* [REQUIREMENT]: Line by line, repeat the data below exactly, beginning at the first line and ending at the line with "0.168, 0.148, 0.141, 0.128, 0.121, 0.119]". Omit pictures.

* [DATA SHOWN]:
+++
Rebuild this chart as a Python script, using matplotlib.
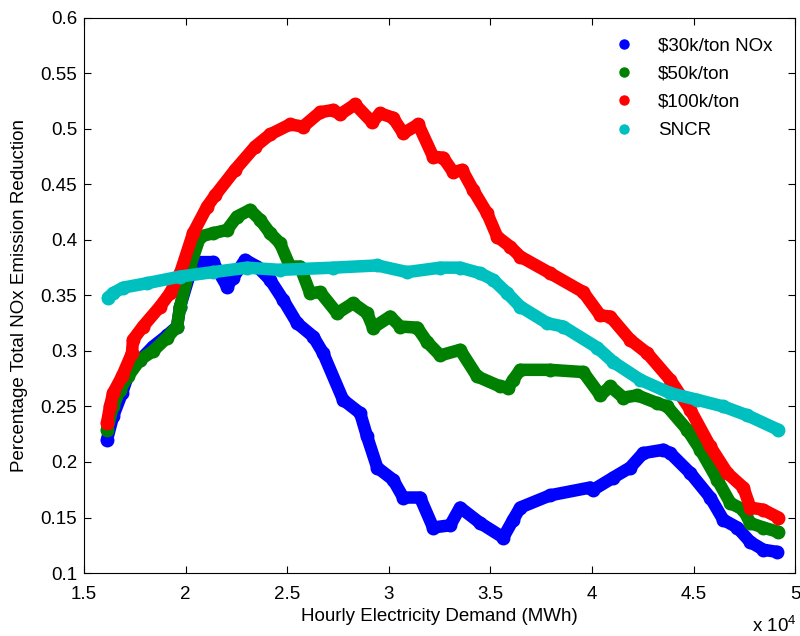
import matplotlib
matplotlib.use('agg')
import matplotlib.pyplot as plt

plt.rcParams['font.family'] = ['Liberation Sans', 'DejaVu Sans']
plt.rcParams['mathtext.fontset'] = 'custom'
plt.rcParams['mathtext.rm'] = 'Liberation Sans'

# demand in units of 10^4 MWh, reduction as a fraction
x_30k = [1.613, 1.643, 1.687, 1.726, 1.776, 1.840, 1.909, 1.958, 1.973, 2.022, 2.056,
         2.135, 2.204, 2.234, 2.293, 2.352, 2.416, 2.480, 2.549, 2.628, 2.677, 2.775,
         2.859, 2.893, 2.943, 3.021, 3.071, 3.154, 3.218, 3.302, 3.351, 3.450, 3.563,
         3.612, 3.647, 3.794, 3.991, 4.006, 4.105, 4.188, 4.252, 4.351, 4.385, 4.484,
         4.582, 4.646, 4.715, 4.779, 4.843, 4.912]
y_30k = [0.220, 0.241, 0.262, 0.283, 0.292, 0.304, 0.314, 0.322, 0.340, 0.370, 0.380,
         0.380, 0.358, 0.366, 0.382, 0.376, 0.364, 0.346, 0.325, 0.313, 0.298, 0.256,
         0.244, 0.223, 0.195, 0.184, 0.168, 0.168, 0.141, 0.143, 0.159, 0.145, 0.132,
         0.148, 0.159, 0.170, 0.177, 0.175, 0.186, 0.195, 0.208, 0.211, 0.208, 0.190,
         0.168, 0.148, 0.141, 0.128, 0.121, 0.119]

x_50k = [1.613, 1.643, 1.677, 1.716, 1.776, 1.840, 1.909, 1.958, 1.973, 2.022, 2.071,
         2.135, 2.204, 2.253, 2.317, 2.367, 2.416, 2.465, 2.514, 2.563, 2.613, 2.662,
         2.746, 2.824, 2.893, 2.923, 3.007, 3.056, 3.140, 3.189, 3.253, 3.351, 3.435,
         3.548, 3.588, 3.612, 3.647, 3.794, 3.957, 4.041, 4.090, 4.154, 4.223, 4.321,
         4.370, 4.469, 4.533, 4.617, 4.681, 4.745, 4.779, 4.843, 4.917]
y_50k = [0.229, 0.250, 0.265, 0.277, 0.292, 0.300, 0.312, 0.322, 0.340, 0.376, 0.403,
         0.406, 0.409, 0.421, 0.427, 0.418, 0.406, 0.397, 0.376, 0.376, 0.352, 0.353,
         0.334, 0.343, 0.334, 0.321, 0.331, 0.322, 0.321, 0.308, 0.296, 0.301, 0.277,
         0.268, 0.267, 0.274, 0.283, 0.283, 0.281, 0.260, 0.268, 0.258, 0.260, 0.253,
         0.250, 0.229, 0.211, 0.184, 0.163, 0.157, 0.145, 0.141, 0.137]

x_100k = [1.613, 1.628, 1.643, 1.687, 1.736, 1.741, 1.790, 1.874, 1.923, 1.973, 2.037,
          2.106, 2.145, 2.243, 2.342, 2.416, 2.514, 2.578, 2.662, 2.726, 2.760, 2.834,
          2.918, 2.957, 3.021, 3.071, 3.145, 3.218, 3.268, 3.317, 3.361, 3.415, 3.484,
          3.533, 3.597, 3.647, 3.794, 3.957, 4.041, 4.090, 4.188, 4.272, 4.385, 4.484,
          4.582, 4.666, 4.745, 4.779, 4.843, 4.917]
y_100k = [0.235, 0.250, 0.262, 0.277, 0.298, 0.310, 0.322, 0.340, 0.352, 0.370, 0.406,
          0.430, 0.440, 0.463, 0.484, 0.495, 0.504, 0.502, 0.515, 0.517, 0.513, 0.522,
          0.506, 0.514, 0.510, 0.496, 0.504, 0.475, 0.474, 0.461, 0.463, 0.445, 0.424,
          0.403, 0.394, 0.385, 0.370, 0.353, 0.332, 0.331, 0.310, 0.298, 0.274, 0.247,
          0.214, 0.190, 0.177, 0.159, 0.157, 0.150]

x_sncr = [1.618, 1.643, 1.692, 1.810, 1.973, 2.135, 2.303, 2.465, 2.726, 2.943, 3.090,
          3.253, 3.351, 3.450, 3.514, 3.583, 3.647, 3.780, 3.858, 4.026, 4.105, 4.238,
          4.385, 4.518, 4.646, 4.764, 4.917]
y_sncr = [0.348, 0.352, 0.357, 0.361, 0.367, 0.371, 0.375, 0.373, 0.375, 0.377, 0.371,
          0.375, 0.375, 0.370, 0.364, 0.352, 0.340, 0.325, 0.322, 0.303, 0.290, 0.274,
          0.262, 0.256, 0.250, 0.242, 0.229]

series = [
    (x_30k, y_30k, '$30k/ton NOx', (0, 0, 1)),
    (x_50k, y_50k, '$50k/ton', (0, 0.5, 0)),
    (x_100k, y_100k, '$100k/ton', (1, 0, 0)),
    (x_sncr, y_sncr, 'SNCR', (0, 0.75, 0.75)),
]

FS = 13.5

fig = plt.figure(figsize=(8, 6.36), dpi=100)
ax = fig.add_axes([0.105, 0.099, 0.889, 0.873])

for xs, ys, name, col in series:
    ax.plot(xs, ys, color=col, lw=9, solid_joinstyle='round',
            solid_capstyle='round', marker='o', ms=9, label=name.replace('$', r'\$'))

ax.set_xlim(1.5, 5)
ax.set_ylim(0.1, 0.6)
ax.set_xticks([1.5, 2, 2.5, 3, 3.5, 4, 4.5, 5])
ax.set_xticklabels(['1.5', '2', '2.5', '3', '3.5', '4', '4.5', '5'])
ax.set_yticks([0.1, 0.15, 0.2, 0.25, 0.3, 0.35, 0.4, 0.45, 0.5, 0.55, 0.6])
ax.set_yticklabels(['0.1', '0.15', '0.2', '0.25', '0.3', '0.35', '0.4', '0.45', '0.5', '0.55', '0.6'])
ax.tick_params(direction='in', length=5, width=0.8, top=True, right=True, labelsize=FS)
ax.tick_params(axis='x', pad=9)
ax.tick_params(axis='y', pad=5)
for s in ax.spines.values():
    s.set_linewidth(0.8)

ax.set_xlabel('Hourly Electricity Demand (MWh)', fontsize=FS, labelpad=4)
ax.set_ylabel('Percentage Total NOx Emission Reduction', fontsize=FS, labelpad=9)
fig.text(0.94, 0.006, r'x 10$^4$', fontsize=FS)

leg = ax.legend(loc='upper right', bbox_to_anchor=(1, 1.006), frameon=False, fontsize=FS,
                handlelength=1.2, handletextpad=1.2, labelspacing=0.6, borderaxespad=0.8)
for h in leg.legend_handles:
    h.set_linestyle('None')
    h.set_markersize(6.5)

fig.savefig('out.png', dpi=100)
+++
* [SOLUTION]:
Rebuild this chart as a Python script, using matplotlib.
import matplotlib
matplotlib.use('agg')
import matplotlib.pyplot as plt

plt.rcParams['font.family'] = ['Liberation Sans', 'DejaVu Sans']
plt.rcParams['mathtext.fontset'] = 'custom'
plt.rcParams['mathtext.rm'] = 'Liberation Sans'

# demand in units of 10^4 MWh, reduction as a fraction
x_30k = [1.613, 1.643, 1.687, 1.726, 1.776, 1.840, 1.909, 1.958, 1.973, 2.022, 2.056,
         2.135, 2.204, 2.234, 2.293, 2.352, 2.416, 2.480, 2.549, 2.628, 2.677, 2.775,
         2.859, 2.893, 2.943, 3.021, 3.071, 3.154, 3.218, 3.302, 3.351, 3.450, 3.563,
         3.612, 3.647, 3.794, 3.991, 4.006, 4.105, 4.188, 4.252, 4.351, 4.385, 4.484,
         4.582, 4.646, 4.715, 4.779, 4.843, 4.912]
y_30k = [0.220, 0.241, 0.262, 0.283, 0.292, 0.304, 0.314, 0.322, 0.340, 0.370, 0.380,
         0.380, 0.358, 0.366, 0.382, 0.376, 0.364, 0.346, 0.325, 0.313, 0.298, 0.256,
         0.244, 0.223, 0.195, 0.184, 0.168, 0.168, 0.141, 0.143, 0.159, 0.145, 0.132,
         0.148, 0.159, 0.170, 0.177, 0.175, 0.186, 0.195, 0.208, 0.211, 0.208, 0.190,
         0.168, 0.148, 0.141, 0.128, 0.121, 0.119]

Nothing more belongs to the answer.